The syntax is as follows:

- First identify the variable name of your dataframe
- Copy the *exact* name of the column heading
- Combine the two like this: `dataframe_variable["Column Heading"]`, the column heading has to be in between quotes!

In [None]:
# Let's print out just the temperature column
print(dataframe["Temperature (°C)"])

We can also look at two columns at the same time by separating the column names by a comma and adding an extra square bracket:

`dataframe_variable[["Column 1", "Column 2"]]`

In [None]:
# Let's look at the year and emissions columns
print(dataframe[["Year", "CO2 Emissions (ppm)"]])

Again, we need to make sure that the column name is *exact*. If it's not exact we will get an error!

# Common Errors

## Arrays of different lengths
So, what happens when we try to add two arrays that are *different lengths*?

Run the cell below and see what happens

In [None]:
# Let's make two lists of different lengths
list_1 = [1, 2, 3, 4, 5]
list_2 = [6, 7, 8]

# Now let's convert the lists to arrays
array_1 = np.array(list_1)
array_2 = np.array(list_2)

# Now let's add the two arrays: what do you expect to happen?
add_array = array_1 + array_2

# Now let's print the added array
print(add_array)

Error message! What we'll focus on is this part:

`ValueError: operands could not be broadcast together with shapes (5,) (3,)`

This means that the addition could not be done since the lengths of the arrays are different.

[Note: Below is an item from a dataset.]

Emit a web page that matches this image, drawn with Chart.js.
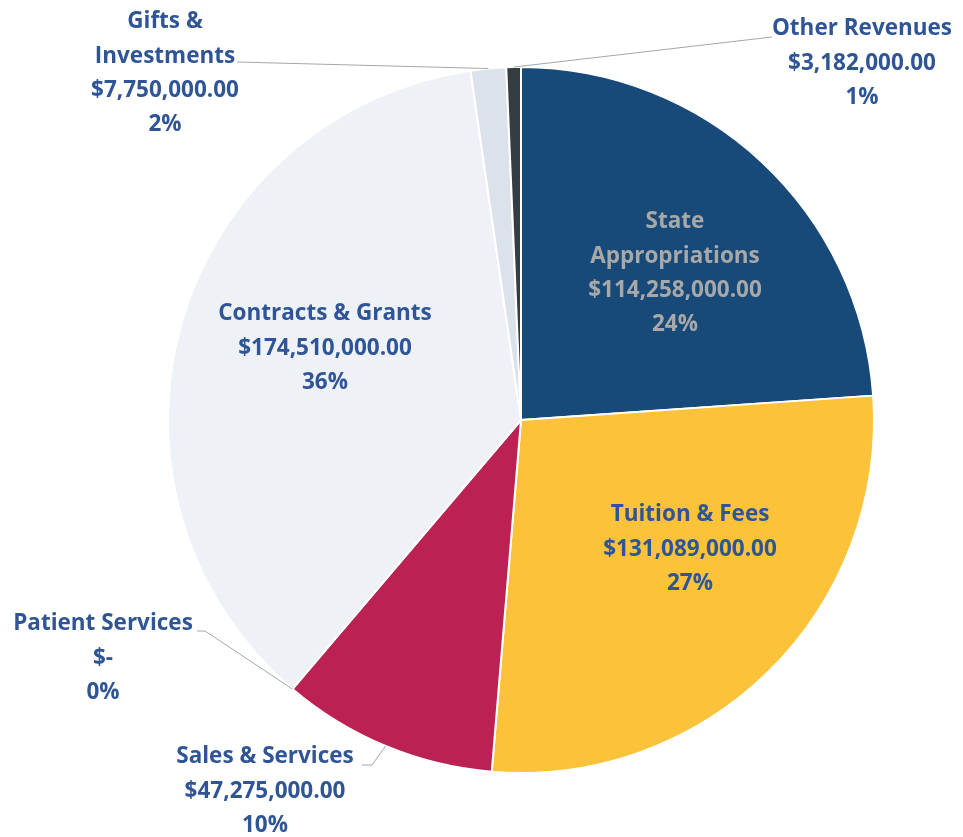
<!DOCTYPE html>
<html>
<head>
<meta charset="utf-8">
<script src="https://cdn.jsdelivr.net/npm/chart.js@4.4.1/dist/chart.umd.min.js"></script>
<style>
html,body{margin:0;padding:0;background:#fff;}
#wrap{width:963px;height:837px;position:relative;}
</style>
</head>
<body>
<div id="wrap"><canvas id="c" width="963" height="837"></canvas></div>
<script>
const categories = ["State Appropriations","Tuition & Fees","Sales & Services","Patient Services","Contracts & Grants","Gifts & Investments","Other Revenues"];
const labelLines = [["State","Appropriations"],["Tuition & Fees"],["Sales & Services"],["Patient Services"],["Contracts & Grants"],["Gifts &","Investments"],["Other Revenues"]];
const revenues = [114258000,131089000,47275000,0,174510000,7750000,3182000];
const percentLabels = ["24%","27%","10%","0%","36%","2%","1%"];
const sliceColors = ["#174A79","#FBC23A","#BB2151","#EEF1F5","#EEF1F5","#DCE2EA","#343D42"];

// label block placement (offset of first line from pie centre, px) and leader lines
const labelPos = [
  {dx:154, dy:-198, color:"#A8A8A8"},
  {dx:169, dy:95},
  {dx:-256, dy:337, leader:[[-159,345],[-149,345]]},
  {dx:-418, dy:204, leader:[[-324,211],[-316,211]]},
  {dx:-196, dy:-106},
  {dx:-356, dy:-398, leader:[[-284,-358]]},
  {dx:341, dy:-391, leader:[[251,-383]]}
];

function money(v){
  if(v===0) return "$-";
  return "$"+v.toLocaleString("en-US",{minimumFractionDigits:2,maximumFractionDigits:2});
}

const labelPlugin = {
  id:"sliceLabels",
  afterDatasetsDraw(chart){
    const ctx = chart.ctx;
    const meta = chart.getDatasetMeta(0);
    ctx.save();
    meta.data.forEach((arc,i)=>{
      const p = labelPos[i];
      const cx = arc.x, cy = arc.y;
      if(p.leader){
        const mid = (arc.startAngle+arc.endAngle)/2;
        const ex = cx + Math.cos(mid)*arc.outerRadius;
        const ey = cy + Math.sin(mid)*arc.outerRadius;
        ctx.strokeStyle="#A6A6A6";
        ctx.lineWidth=1;
        ctx.beginPath();
        p.leader.forEach((pt,k)=>{ if(k===0) ctx.moveTo(cx+pt[0],cy+pt[1]); else ctx.lineTo(cx+pt[0],cy+pt[1]); });
        ctx.lineTo(ex,ey);
        ctx.stroke();
      }
      const lines = labelLines[i].concat([money(revenues[i]), percentLabels[i]]);
      ctx.fillStyle = p.color || "#2F5597";
      ctx.font = "bold 22.5px 'Open Sans', sans-serif";
      ctx.textAlign="center";
      ctx.textBaseline="middle";
      lines.forEach((t,k)=>{
        ctx.fillText(t, cx+p.dx, cy+p.dy+k*34.3);
      });
    });
    ctx.restore();
  }
};

new Chart(document.getElementById("c"),{
  type:"pie",
  data:{labels:categories,datasets:[{data:revenues,backgroundColor:sliceColors,borderColor:"#ffffff",borderWidth:2}]},
  options:{
    responsive:false,
    animation:false,
    layout:{padding:{top:66,bottom:63,left:167,right:88}},
    plugins:{legend:{display:false},tooltip:{enabled:false}}
  },
  plugins:[labelPlugin]
});
</script>
</body>
</html>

***Fix:*** Make sure arrays are the same length before any order of operations are performed.

## Wrong Column Name

We'll use the same dataset we used above. Let's try to call the temperature column, but we'll do something slightly wrong and let's see what happens 

In [None]:
# Calling the temperature column from the dataframe above
print(dataframe["Temperature"])

We get a **Key Error**! 

`KeyError: 'Temperature'`

This is because the heading is *Temperature (°C)* **not** *Temperature*. We need to be **exact** with our column headings when calling them.